(Recorded data)
———

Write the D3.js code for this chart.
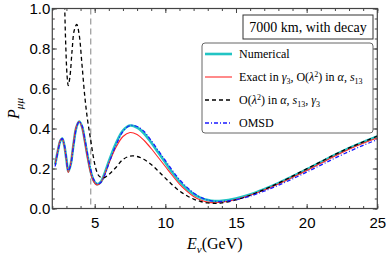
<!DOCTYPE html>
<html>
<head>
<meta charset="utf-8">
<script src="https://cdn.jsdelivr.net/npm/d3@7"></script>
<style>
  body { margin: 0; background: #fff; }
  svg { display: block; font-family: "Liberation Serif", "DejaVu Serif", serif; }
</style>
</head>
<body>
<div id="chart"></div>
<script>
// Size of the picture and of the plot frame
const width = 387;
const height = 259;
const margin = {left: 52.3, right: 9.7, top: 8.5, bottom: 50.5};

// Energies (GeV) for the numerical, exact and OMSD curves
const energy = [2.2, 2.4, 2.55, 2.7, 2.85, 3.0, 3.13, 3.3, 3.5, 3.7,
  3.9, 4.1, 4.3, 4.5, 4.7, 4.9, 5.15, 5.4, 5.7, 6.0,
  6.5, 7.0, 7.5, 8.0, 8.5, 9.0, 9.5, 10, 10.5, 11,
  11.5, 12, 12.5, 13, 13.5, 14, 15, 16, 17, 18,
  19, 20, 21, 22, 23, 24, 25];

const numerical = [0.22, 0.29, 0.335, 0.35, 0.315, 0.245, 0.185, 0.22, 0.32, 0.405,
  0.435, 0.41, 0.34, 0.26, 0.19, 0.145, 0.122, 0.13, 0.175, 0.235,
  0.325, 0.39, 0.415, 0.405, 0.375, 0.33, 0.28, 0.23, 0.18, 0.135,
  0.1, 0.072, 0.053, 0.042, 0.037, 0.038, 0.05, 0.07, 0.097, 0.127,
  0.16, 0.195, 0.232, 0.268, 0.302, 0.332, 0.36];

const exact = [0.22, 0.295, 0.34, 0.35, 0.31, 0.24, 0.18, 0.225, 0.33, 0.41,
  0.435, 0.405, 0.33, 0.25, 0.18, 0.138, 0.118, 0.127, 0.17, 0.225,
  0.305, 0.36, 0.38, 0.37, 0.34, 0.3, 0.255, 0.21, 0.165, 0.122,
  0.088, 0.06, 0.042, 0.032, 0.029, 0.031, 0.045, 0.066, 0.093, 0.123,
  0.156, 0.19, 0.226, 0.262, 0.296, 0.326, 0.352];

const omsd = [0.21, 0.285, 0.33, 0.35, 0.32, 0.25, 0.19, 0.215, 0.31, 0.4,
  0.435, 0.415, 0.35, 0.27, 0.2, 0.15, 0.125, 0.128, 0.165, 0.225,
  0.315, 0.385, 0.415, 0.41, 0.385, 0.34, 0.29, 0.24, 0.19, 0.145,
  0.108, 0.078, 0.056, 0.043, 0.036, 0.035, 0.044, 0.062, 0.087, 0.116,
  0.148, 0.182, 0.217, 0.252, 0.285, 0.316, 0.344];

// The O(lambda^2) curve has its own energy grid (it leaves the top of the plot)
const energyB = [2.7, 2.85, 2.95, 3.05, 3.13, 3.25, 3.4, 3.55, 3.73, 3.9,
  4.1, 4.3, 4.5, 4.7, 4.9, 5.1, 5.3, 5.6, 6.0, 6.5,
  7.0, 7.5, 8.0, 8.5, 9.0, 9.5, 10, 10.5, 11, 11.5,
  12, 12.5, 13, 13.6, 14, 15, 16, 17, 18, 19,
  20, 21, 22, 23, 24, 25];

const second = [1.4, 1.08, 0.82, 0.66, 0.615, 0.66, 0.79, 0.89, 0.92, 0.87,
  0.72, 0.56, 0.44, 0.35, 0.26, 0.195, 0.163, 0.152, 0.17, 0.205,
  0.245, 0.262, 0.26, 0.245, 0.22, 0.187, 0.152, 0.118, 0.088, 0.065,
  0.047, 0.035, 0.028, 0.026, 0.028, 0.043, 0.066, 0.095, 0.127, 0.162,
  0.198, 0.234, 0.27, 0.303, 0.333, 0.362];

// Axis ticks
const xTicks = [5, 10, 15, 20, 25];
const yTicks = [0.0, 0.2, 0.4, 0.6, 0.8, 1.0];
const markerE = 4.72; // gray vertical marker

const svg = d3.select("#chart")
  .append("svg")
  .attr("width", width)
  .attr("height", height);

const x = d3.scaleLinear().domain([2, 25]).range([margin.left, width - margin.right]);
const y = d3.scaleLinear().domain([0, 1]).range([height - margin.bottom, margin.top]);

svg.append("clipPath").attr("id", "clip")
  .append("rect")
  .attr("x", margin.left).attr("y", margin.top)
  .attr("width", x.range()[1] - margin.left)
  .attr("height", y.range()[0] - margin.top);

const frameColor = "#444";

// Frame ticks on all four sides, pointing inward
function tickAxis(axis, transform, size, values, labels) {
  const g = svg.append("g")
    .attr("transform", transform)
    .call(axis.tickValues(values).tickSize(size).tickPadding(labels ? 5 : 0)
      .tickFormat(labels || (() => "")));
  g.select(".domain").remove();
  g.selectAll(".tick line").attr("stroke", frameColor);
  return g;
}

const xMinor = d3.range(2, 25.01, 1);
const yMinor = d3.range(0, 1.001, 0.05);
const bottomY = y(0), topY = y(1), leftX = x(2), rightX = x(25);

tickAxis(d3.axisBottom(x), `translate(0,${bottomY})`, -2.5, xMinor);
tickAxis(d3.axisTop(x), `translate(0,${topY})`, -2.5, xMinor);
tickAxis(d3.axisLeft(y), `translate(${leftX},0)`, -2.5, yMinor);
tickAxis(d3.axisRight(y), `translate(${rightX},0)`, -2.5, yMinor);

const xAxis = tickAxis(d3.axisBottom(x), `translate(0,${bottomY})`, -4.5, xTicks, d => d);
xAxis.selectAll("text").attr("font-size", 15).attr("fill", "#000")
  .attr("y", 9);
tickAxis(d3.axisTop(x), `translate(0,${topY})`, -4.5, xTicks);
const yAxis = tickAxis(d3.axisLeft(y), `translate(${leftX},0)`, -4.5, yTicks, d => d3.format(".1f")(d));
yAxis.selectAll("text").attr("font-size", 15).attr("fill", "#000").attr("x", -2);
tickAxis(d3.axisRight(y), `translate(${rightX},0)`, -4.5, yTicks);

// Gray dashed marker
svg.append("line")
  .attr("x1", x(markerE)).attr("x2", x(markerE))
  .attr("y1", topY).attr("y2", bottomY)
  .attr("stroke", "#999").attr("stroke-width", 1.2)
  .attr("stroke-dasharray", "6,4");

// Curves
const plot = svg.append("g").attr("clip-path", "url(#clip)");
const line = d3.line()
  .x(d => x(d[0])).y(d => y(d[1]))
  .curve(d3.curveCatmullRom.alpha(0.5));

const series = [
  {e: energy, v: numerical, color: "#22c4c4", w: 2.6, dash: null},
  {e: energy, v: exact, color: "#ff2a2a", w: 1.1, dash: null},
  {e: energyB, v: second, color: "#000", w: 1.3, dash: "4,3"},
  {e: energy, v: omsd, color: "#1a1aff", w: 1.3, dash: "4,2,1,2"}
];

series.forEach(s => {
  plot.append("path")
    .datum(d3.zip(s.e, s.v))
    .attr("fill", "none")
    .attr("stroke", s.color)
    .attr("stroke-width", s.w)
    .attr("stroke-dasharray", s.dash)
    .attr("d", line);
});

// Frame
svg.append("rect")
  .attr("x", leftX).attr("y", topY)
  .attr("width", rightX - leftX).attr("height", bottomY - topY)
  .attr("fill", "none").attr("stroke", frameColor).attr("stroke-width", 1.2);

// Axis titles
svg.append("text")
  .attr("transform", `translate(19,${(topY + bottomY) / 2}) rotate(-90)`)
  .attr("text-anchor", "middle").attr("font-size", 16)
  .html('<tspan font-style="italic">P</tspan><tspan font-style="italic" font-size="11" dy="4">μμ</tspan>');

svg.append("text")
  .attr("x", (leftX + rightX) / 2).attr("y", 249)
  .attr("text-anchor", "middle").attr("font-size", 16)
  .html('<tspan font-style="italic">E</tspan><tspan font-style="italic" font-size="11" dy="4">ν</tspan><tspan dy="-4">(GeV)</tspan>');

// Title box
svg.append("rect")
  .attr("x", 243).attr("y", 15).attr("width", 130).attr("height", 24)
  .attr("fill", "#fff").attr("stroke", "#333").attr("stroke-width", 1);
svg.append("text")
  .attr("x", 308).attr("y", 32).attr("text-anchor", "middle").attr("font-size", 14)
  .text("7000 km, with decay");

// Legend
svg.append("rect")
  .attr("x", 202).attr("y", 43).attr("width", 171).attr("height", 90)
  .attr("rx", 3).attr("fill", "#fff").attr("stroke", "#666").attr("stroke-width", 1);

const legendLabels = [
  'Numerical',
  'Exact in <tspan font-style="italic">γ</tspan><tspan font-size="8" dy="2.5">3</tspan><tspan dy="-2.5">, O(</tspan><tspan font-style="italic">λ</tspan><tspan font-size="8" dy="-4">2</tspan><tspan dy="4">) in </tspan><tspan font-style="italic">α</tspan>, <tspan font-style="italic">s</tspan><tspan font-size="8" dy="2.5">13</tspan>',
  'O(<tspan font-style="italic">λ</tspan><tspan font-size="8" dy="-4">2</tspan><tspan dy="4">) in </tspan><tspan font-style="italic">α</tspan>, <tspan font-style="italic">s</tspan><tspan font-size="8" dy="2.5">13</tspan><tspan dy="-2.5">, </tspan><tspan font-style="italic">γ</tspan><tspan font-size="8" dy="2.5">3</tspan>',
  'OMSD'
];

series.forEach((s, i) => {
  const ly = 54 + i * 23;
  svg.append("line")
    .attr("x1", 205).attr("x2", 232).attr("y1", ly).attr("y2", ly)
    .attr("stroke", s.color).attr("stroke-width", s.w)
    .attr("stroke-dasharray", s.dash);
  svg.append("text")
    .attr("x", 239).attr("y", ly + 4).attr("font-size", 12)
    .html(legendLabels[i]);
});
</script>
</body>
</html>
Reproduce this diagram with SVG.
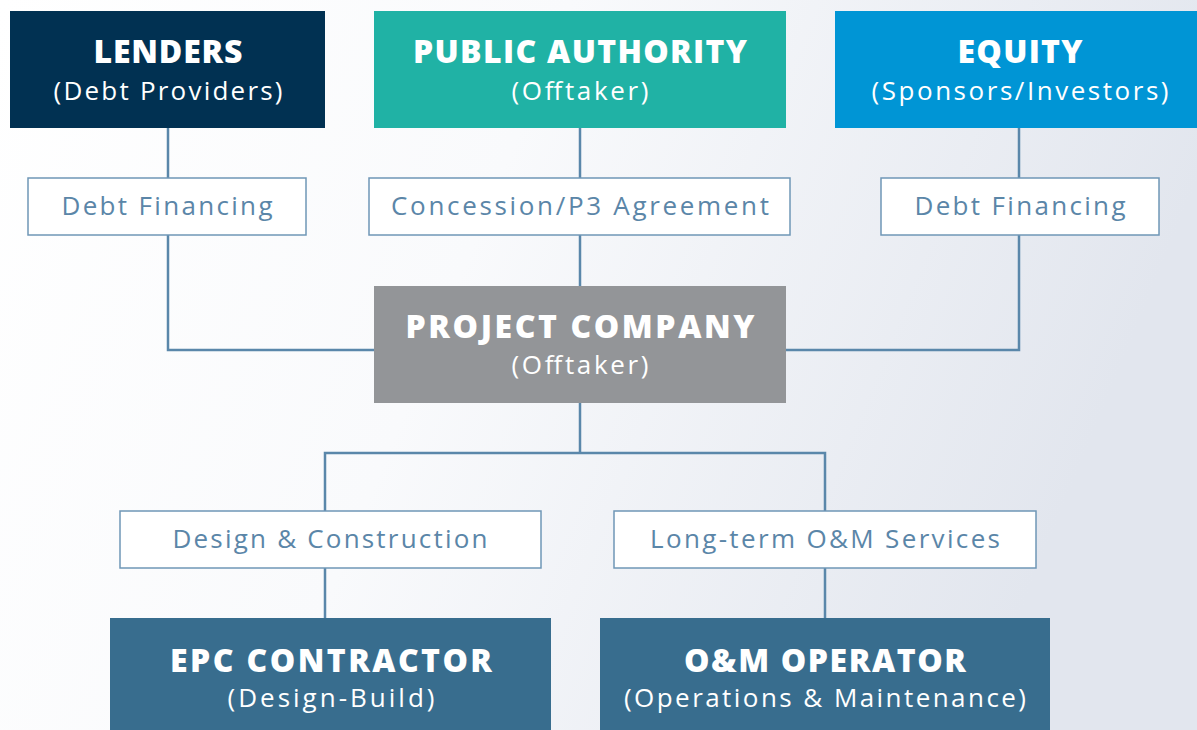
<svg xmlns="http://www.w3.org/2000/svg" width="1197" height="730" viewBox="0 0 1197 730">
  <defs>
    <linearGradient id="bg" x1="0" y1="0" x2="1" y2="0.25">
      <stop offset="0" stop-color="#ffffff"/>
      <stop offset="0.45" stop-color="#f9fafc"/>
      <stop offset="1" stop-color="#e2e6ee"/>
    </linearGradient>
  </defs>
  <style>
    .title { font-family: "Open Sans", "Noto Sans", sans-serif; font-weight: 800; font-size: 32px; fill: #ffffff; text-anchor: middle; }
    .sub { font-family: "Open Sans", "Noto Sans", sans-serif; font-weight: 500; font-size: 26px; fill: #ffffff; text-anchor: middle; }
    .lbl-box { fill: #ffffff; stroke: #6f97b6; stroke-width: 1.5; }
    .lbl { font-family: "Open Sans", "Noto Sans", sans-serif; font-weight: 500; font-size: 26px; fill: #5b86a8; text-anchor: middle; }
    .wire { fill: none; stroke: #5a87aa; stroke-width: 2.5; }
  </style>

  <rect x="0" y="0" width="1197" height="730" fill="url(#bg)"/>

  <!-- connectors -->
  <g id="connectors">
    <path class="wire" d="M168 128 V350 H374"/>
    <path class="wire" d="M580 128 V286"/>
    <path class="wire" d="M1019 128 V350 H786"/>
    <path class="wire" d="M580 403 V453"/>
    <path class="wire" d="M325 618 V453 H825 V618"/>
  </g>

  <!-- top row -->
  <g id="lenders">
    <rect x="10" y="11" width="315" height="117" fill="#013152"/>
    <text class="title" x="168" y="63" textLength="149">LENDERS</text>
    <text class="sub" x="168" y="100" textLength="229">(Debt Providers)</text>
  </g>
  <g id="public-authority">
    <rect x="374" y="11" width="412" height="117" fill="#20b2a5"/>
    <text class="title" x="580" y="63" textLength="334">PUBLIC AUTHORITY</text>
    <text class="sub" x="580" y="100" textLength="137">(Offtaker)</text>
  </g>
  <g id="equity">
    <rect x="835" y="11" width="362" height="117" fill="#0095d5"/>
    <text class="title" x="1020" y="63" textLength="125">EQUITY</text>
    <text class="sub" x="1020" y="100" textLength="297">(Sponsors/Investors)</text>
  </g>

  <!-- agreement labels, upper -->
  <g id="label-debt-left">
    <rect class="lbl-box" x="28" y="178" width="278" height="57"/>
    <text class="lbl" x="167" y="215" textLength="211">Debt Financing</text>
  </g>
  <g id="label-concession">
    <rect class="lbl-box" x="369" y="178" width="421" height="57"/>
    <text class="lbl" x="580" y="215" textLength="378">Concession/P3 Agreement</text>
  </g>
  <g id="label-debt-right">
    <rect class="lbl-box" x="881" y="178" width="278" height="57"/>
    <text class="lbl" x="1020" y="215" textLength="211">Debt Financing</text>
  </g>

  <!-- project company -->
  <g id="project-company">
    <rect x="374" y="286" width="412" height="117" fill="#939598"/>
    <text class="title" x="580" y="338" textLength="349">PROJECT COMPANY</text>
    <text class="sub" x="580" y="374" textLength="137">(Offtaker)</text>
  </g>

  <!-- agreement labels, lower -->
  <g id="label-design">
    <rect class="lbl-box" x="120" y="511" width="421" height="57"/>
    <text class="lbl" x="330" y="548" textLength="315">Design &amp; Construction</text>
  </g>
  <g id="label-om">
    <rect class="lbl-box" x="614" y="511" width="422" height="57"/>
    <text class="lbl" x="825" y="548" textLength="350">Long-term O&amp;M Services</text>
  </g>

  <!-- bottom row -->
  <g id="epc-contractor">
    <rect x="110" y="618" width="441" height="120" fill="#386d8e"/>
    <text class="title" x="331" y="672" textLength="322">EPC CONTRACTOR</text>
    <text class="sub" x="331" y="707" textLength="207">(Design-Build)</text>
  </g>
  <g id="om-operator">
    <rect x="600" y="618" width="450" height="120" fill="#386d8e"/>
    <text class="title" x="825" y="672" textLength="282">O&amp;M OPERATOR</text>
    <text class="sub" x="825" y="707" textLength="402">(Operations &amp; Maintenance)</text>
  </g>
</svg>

———

Return only the lines running from the top of the data to the line that holds "19, 20, 21, 22, 23, 24, 25];". Include both of those lines, but skip the pictures.

Write the D3.js code for this chart.
<!DOCTYPE html>
<html>
<head>
<meta charset="utf-8">
<script src="https://cdn.jsdelivr.net/npm/d3@7"></script>
<style>
  body { margin: 0; background: #fff; }
  svg { display: block; font-family: "Liberation Serif", "DejaVu Serif", serif; }
</style>
</head>
<body>
<div id="chart"></div>
<script>
// Size of the picture and of the plot frame
const width = 387;
const height = 259;
const margin = {left: 52.3, right: 9.7, top: 8.5, bottom: 50.5};

// Energies (GeV) for the numerical, exact and OMSD curves
const energy = [2.2, 2.4, 2.55, 2.7, 2.85, 3.0, 3.13, 3.3, 3.5, 3.7,
  3.9, 4.1, 4.3, 4.5, 4.7, 4.9, 5.15, 5.4, 5.7, 6.0,
  6.5, 7.0, 7.5, 8.0, 8.5, 9.0, 9.5, 10, 10.5, 11,
  11.5, 12, 12.5, 13, 13.5, 14, 15, 16, 17, 18,
  19, 20, 21, 22, 23, 24, 25];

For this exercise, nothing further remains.